**What the task requires**
Drop the images; return everything else in the listing below exactly.
————
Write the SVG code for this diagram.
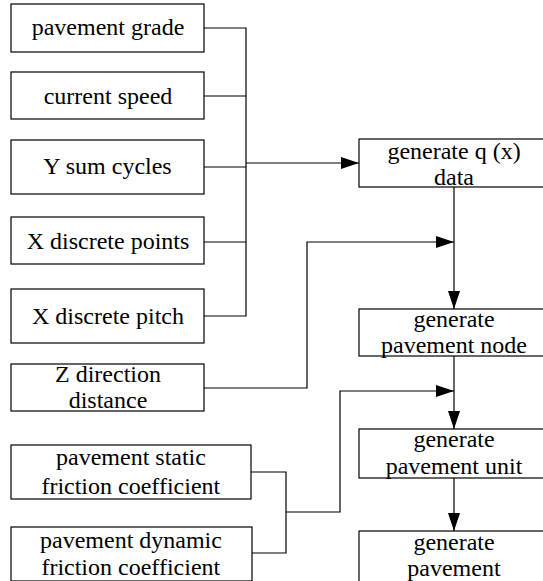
<svg xmlns="http://www.w3.org/2000/svg" width="543" height="581" viewBox="0 0 543 581">
<style>
rect{fill:#fff;stroke:#000;stroke-width:1.2}
.c path{fill:none;stroke:#000;stroke-width:1.2}
</style>
<defs>
<marker id="ah" markerUnits="userSpaceOnUse" markerWidth="18" markerHeight="12" refX="18" refY="6" orient="auto">
<path d="M0,0 L18,6 L0,12 z" fill="#000"/>
</marker>
</defs>
<g id="n1"><rect x="11" y="4" width="193" height="48"/><text font-family="Liberation Serif, serif" font-size="24" x="31.7" y="35">pavement grade</text></g>
<g id="n2"><rect x="11" y="72" width="193" height="47"/><text font-family="Liberation Serif, serif" font-size="24" x="43.7" y="104">current speed</text></g>
<g id="n3"><rect x="11" y="140" width="193" height="54"/><text font-family="Liberation Serif, serif" font-size="24" x="43.3" y="174">Y sum cycles</text></g>
<g id="n4"><rect x="11" y="217" width="193" height="47"/><text font-family="Liberation Serif, serif" font-size="24" x="26.7" y="249">X discrete points</text></g>
<g id="n5"><rect x="11" y="289" width="193" height="54"/><text font-family="Liberation Serif, serif" font-size="24" x="32" y="324">X discrete pitch</text></g>
<g id="n6"><rect x="11" y="364" width="193" height="47"/><text font-family="Liberation Serif, serif" font-size="24" x="55" y="382">Z direction</text><text font-family="Liberation Serif, serif" font-size="24" x="68.7" y="408">distance</text></g>
<g id="n7"><rect x="11" y="445" width="240" height="54"/><text font-family="Liberation Serif, serif" font-size="24" x="56" y="465">pavement static</text><text font-family="Liberation Serif, serif" font-size="24" x="41.4" y="494">friction coefficient</text></g>
<g id="n8"><rect x="11" y="527" width="241" height="54"/><text font-family="Liberation Serif, serif" font-size="24" x="40" y="548">pavement dynamic</text><text font-family="Liberation Serif, serif" font-size="24" x="41.4" y="575">friction coefficient</text></g>
<g id="g1"><rect x="359" y="139" width="190" height="48"/><text font-family="Liberation Serif, serif" font-size="24" x="387.4" y="159">generate q (x)</text><text font-family="Liberation Serif, serif" font-size="24" x="434" y="185">data</text></g>
<g id="g2"><rect x="359" y="309" width="190" height="47"/><text font-family="Liberation Serif, serif" font-size="24" x="413.4" y="327">generate</text><text font-family="Liberation Serif, serif" font-size="24" x="381" y="353">pavement node</text></g>
<g id="g3"><rect x="359" y="429" width="190" height="49"/><text font-family="Liberation Serif, serif" font-size="24" x="413.4" y="447">generate</text><text font-family="Liberation Serif, serif" font-size="24" x="385.7" y="474">pavement unit</text></g>
<g id="g4"><rect x="359" y="531" width="190" height="55"/><text font-family="Liberation Serif, serif" font-size="24" x="413.4" y="550">generate</text><text font-family="Liberation Serif, serif" font-size="24" x="407.3" y="576">pavement</text></g>
<g class="c" id="connectors">
<path d="M204,28 H246 V316 H204"/>
<path d="M204,96 H246"/>
<path d="M204,167 H246"/>
<path d="M204,242 H246"/>
<path d="M246,163 H359" marker-end="url(#ah)"/>
<path d="M454,187 V309" marker-end="url(#ah)"/>
<path d="M204,388 H307 V242 H454" marker-end="url(#ah)"/>
<path d="M454,356 V429" marker-end="url(#ah)"/>
<path d="M251,472 H286 V553 H252"/>
<path d="M286,512 H340 V391 H454" marker-end="url(#ah)"/>
<path d="M454,478 V531" marker-end="url(#ah)"/>
</g>
</svg>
————
**Reply**
Write the SVG code for this diagram.
<svg xmlns="http://www.w3.org/2000/svg" width="543" height="581" viewBox="0 0 543 581">
<style>
rect{fill:#fff;stroke:#000;stroke-width:1.2}
.c path{fill:none;stroke:#000;stroke-width:1.2}
</style>
<defs>
<marker id="ah" markerUnits="userSpaceOnUse" markerWidth="18" markerHeight="12" refX="18" refY="6" orient="auto">
<path d="M0,0 L18,6 L0,12 z" fill="#000"/>
</marker>
</defs>
<g id="n1"><rect x="11" y="4" width="193" height="48"/><text font-family="Liberation Serif, serif" font-size="24" x="31.7" y="35">pavement grade</text></g>
<g id="n2"><rect x="11" y="72" width="193" height="47"/><text font-family="Liberation Serif, serif" font-size="24" x="43.7" y="104">current speed</text></g>
<g id="n3"><rect x="11" y="140" width="193" height="54"/><text font-family="Liberation Serif, serif" font-size="24" x="43.3" y="174">Y sum cycles</text></g>
<g id="n4"><rect x="11" y="217" width="193" height="47"/><text font-family="Liberation Serif, serif" font-size="24" x="26.7" y="249">X discrete points</text></g>
<g id="n5"><rect x="11" y="289" width="193" height="54"/><text font-family="Liberation Serif, serif" font-size="24" x="32" y="324">X discrete pitch</text></g>
<g id="n6"><rect x="11" y="364" width="193" height="47"/><text font-family="Liberation Serif, serif" font-size="24" x="55" y="382">Z direction</text><text font-family="Liberation Serif, serif" font-size="24" x="68.7" y="408">distance</text></g>
<g id="n7"><rect x="11" y="445" width="240" height="54"/><text font-family="Liberation Serif, serif" font-size="24" x="56" y="465">pavement static</text><text font-family="Liberation Serif, serif" font-size="24" x="41.4" y="494">friction coefficient</text></g>
<g id="n8"><rect x="11" y="527" width="241" height="54"/><text font-family="Liberation Serif, serif" font-size="24" x="40" y="548">pavement dynamic</text><text font-family="Liberation Serif, serif" font-size="24" x="41.4" y="575">friction coefficient</text></g>
<g id="g1"><rect x="359" y="139" width="190" height="48"/><text font-family="Liberation Serif, serif" font-size="24" x="387.4" y="159">generate q (x)</text><text font-family="Liberation Serif, serif" font-size="24" x="434" y="185">data</text></g>
<g id="g2"><rect x="359" y="309" width="190" height="47"/><text font-family="Liberation Serif, serif" font-size="24" x="413.4" y="327">generate</text><text font-family="Liberation Serif, serif" font-size="24" x="381" y="353">pavement node</text></g>
<g id="g3"><rect x="359" y="429" width="190" height="49"/><text font-family="Liberation Serif, serif" font-size="24" x="413.4" y="447">generate</text><text font-family="Liberation Serif, serif" font-size="24" x="385.7" y="474">pavement unit</text></g>
<g id="g4"><rect x="359" y="531" width="190" height="55"/><text font-family="Liberation Serif, serif" font-size="24" x="413.4" y="550">generate</text><text font-family="Liberation Serif, serif" font-size="24" x="407.3" y="576">pavement</text></g>
<g class="c" id="connectors">
<path d="M204,28 H246 V316 H204"/>
<path d="M204,96 H246"/>
<path d="M204,167 H246"/>
<path d="M204,242 H246"/>
<path d="M246,163 H359" marker-end="url(#ah)"/>
<path d="M454,187 V309" marker-end="url(#ah)"/>
<path d="M204,388 H307 V242 H454" marker-end="url(#ah)"/>
<path d="M454,356 V429" marker-end="url(#ah)"/>
<path d="M251,472 H286 V553 H252"/>
<path d="M286,512 H340 V391 H454" marker-end="url(#ah)"/>
<path d="M454,478 V531" marker-end="url(#ah)"/>
</g>
</svg>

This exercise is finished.